If you want to teach your puppy that he has gone too far with a nip or a bite, be sure to give out a shrill squeal as though you are in real pain. Turn your body away from him completely as you do so, maybe even getting up and walking away, making sure not to make any sort of eye contact with him.
Completely ignore your dog during this period, as your goal is to make him feel socially isolated for about 20-30 seconds. Try not to extend it too far beyond that point as he may simply forget about you and turn his attention elsewhere. If any friends or family members are in the room during that time, make sure that they know to follow your actions.
It's basic human nature for dogs to want to chew on something, so if you'd rather the focus of their attention not be your hands and fingers, provide them with a suitable chew toy. The need to chew often comes when they play which, if you play along, can lead to nipping. Try to get him to focus on the toys or rawhide bones when he plays, but if he should turn his attention to your fingers or starts to snap, he needs to be given an adjustment.

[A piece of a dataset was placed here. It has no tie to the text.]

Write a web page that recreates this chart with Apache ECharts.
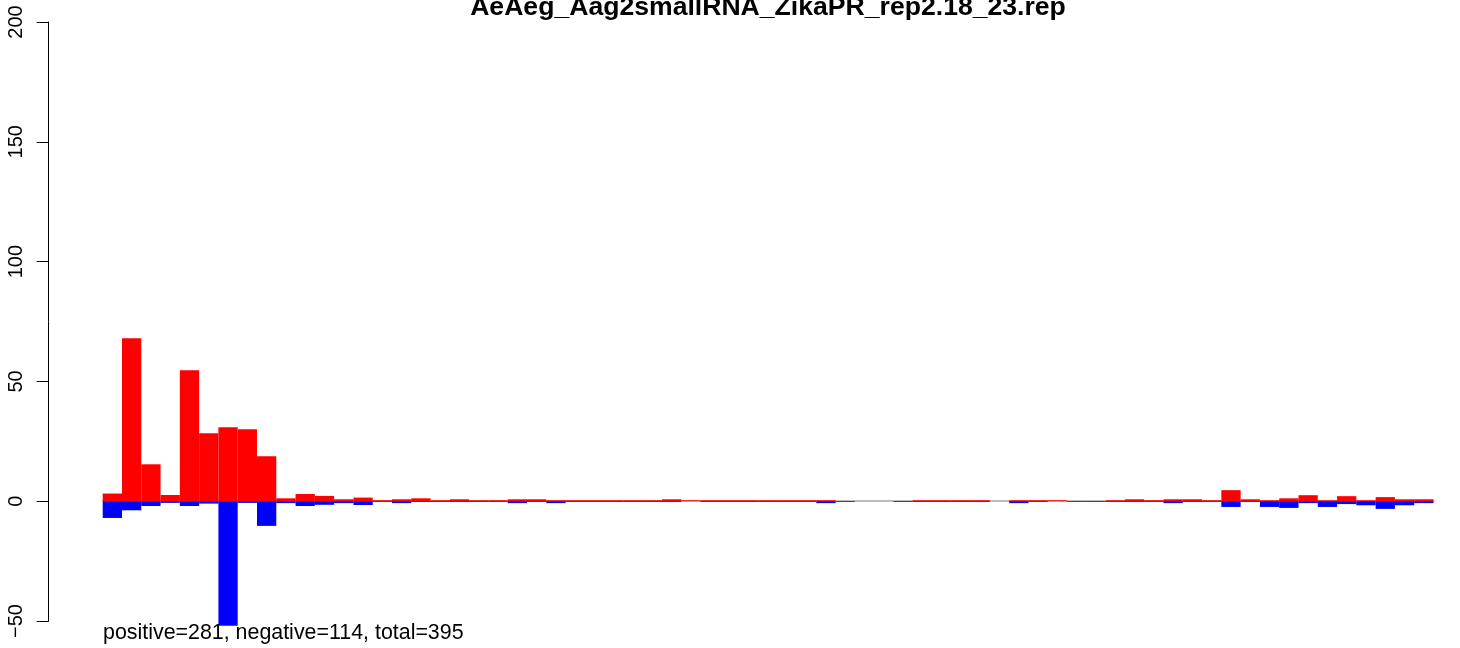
<!DOCTYPE html>
<html>
<head>
<meta charset="utf-8">
<script src="https://cdn.jsdelivr.net/npm/echarts@6/dist/echarts.min.js"></script>
<style>
html,body{margin:0;padding:0;background:#fff;}
#chart{width:1460px;height:648px;}
</style>
</head>
<body>
<div id="chart"></div>
<script>
var titleText = 'AeAeg_Aag2smallRNA_ZikaPR_rep2.18_23.rep';
var footText = 'positive=281, negative=114, total=395';
var yTicks = [-50, 0, 50, 100, 150, 200];
var bins = [];
for (var i = 1; i <= 69; i++) bins.push(String(i));
var positive = [3.2, 68, 15.4, 2.6, 54.7, 28.4, 30.9, 30, 18.8, 1.2,
  3, 2.2, 0.8, 1.5, 0.4, 0.8, 1.2, 0.4, 0.8, 0.4,
  0.4, 0.8, 0.8, 0.4, 0.4, 0.4, 0.4, 0.4, 0.4, 0.8,
  0.4, 0.4, 0.4, 0.4, 0.4, 0.4, 0.4, 0.4, 0, 0,
  0, 0, 0.4, 0.4, 0.4, 0.4, 0, 0.4, 0.4, 0.4,
  0, 0, 0.4, 0.8, 0.4, 0.8, 0.8, 0.4, 4.6, 0.8,
  0.4, 1.2, 2.5, 0.4, 2.1, 0.4, 1.7, 0.8, 0.8];
var negative = [-7, -3.8, -2, -0.7, -2, -1, -52, -0.7, -10.3, -0.8,
  -2, -1.5, -0.8, -1.6, -0.3, -0.8, -0.3, -0.3, -0.3, -0.3,
  -0.3, -0.8, -0.3, -0.8, -0.3, -0.3, -0.3, -0.3, -0.3, -0.3,
  0, -0.3, -0.3, -0.3, -0.3, -0.3, -0.3, -0.8, -0.3, 0,
  0, -0.3, -0.3, -0.3, -0.3, -0.3, 0, -0.8, -0.3, 0,
  -0.3, -0.3, -0.3, -0.3, -0.3, -0.8, -0.3, -0.3, -2.4, -0.3,
  -2.4, -2.8, -0.8, -2.4, -1.2, -1.7, -3.2, -1.7, -0.8];

var chart = echarts.init(document.getElementById('chart'), null, {renderer: 'canvas'});
var FONT = '"Liberation Sans", Arial, Helvetica, sans-serif';
chart.setOption({
  animation: false,
  backgroundColor: '#ffffff',
  title: [{
    text: titleText,
    left: 768,
    textAlign: 'center',
    top: -6,
    padding: 0,
    textStyle: {fontFamily: FONT, fontSize: 26.6, fontWeight: 'bold', color: '#000'}
  }, {
    text: footText,
    left: 103,
    top: 623,
    padding: 0,
    textStyle: {fontFamily: FONT, fontSize: 21.4, fontWeight: 'normal', color: '#000'}
  }],
  grid: {left: 102.7, right: 26.5, top: 22, bottom: 27, containLabel: false},
  xAxis: {
    type: 'category',
    data: bins,
    boundaryGap: true,
    axisLine: {show: true, onZero: true, lineStyle: {color: '#a6a6a6', width: 1.6}},
    axisTick: {show: false},
    axisLabel: {show: false},
    splitLine: {show: false}
  },
  yAxis: {
    type: 'value',
    min: -50,
    max: 200,
    interval: 50,
    offset: 54,
    axisLine: {show: true, lineStyle: {color: '#000', width: 1}},
    axisTick: {show: true, length: 12, lineStyle: {color: '#000', width: 1}},
    axisLabel: {
      rotate: 90, margin: 22, fontFamily: FONT, fontSize: 20, color: '#000',
      formatter: function (v) { return yTicks.indexOf(v) >= 0 ? (v < 0 ? '\u2212' + (-v) : String(v)) : ''; }
    },
    splitLine: {show: false}
  },
  series: [{
    name: 'positive', type: 'bar', data: positive,
    barWidth: '100%', barGap: '-100%', clip: false,
    itemStyle: {color: '#ff0000'}
  }, {
    name: 'negative', type: 'bar', data: negative,
    barWidth: '100%', barGap: '-100%', clip: false,
    itemStyle: {color: '#0000ff'}
  }]
});
</script>
</body>
</html>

You can correct him with a sharp "NO!!", or "AH-ah-aah" or some other warning that will get the message across. If those actions cause him to stop his unruly behavior, make sure to give him praise before directing his attention to a more appropriate chew toy. When he bites the toy, praise him again.
NEVER resort to physical punishment, under any circumstance whatsoever. That sort of punishment is never a good idea and often leads to more bad behavior from your dog. It's much more effective to use a humane technique to show your displeasure, with the cold shoulder method outlined above being one of the most effective.
Dogs love to make their human friends happy, but he needs to know what the guidelines are. As soon as he learns the laws of the home, he will have a much better chance of being a good dog and behaving properly. The 20-30 second timeout gives him time to cool down when he is excited. If he continues nipping and biting after his timeout, you might consider crating him and leaving him there for 5 minutes or so.
When you feel that he has calmed down, you can bring him out of his crate and start playing again. This time around, try to bring the excitement level down to see if he plays better when he is not quite so excited. Dogs that are prone to excitement without much prompting might be better suited to non-contact playtime.
For example, if you own a border collie, you might consider Frisbee and fetch games when it comes time to have some fun. Tug-of-war is another fun game that you can play together, but try to instill a 'drop it' command so that he knows when to quit. If you choose games that involve any sort of contact, no matter how mild, you are literally encouraging him to channel his wild side and use his mouth. Keep the games low-key and they will always remain friendly.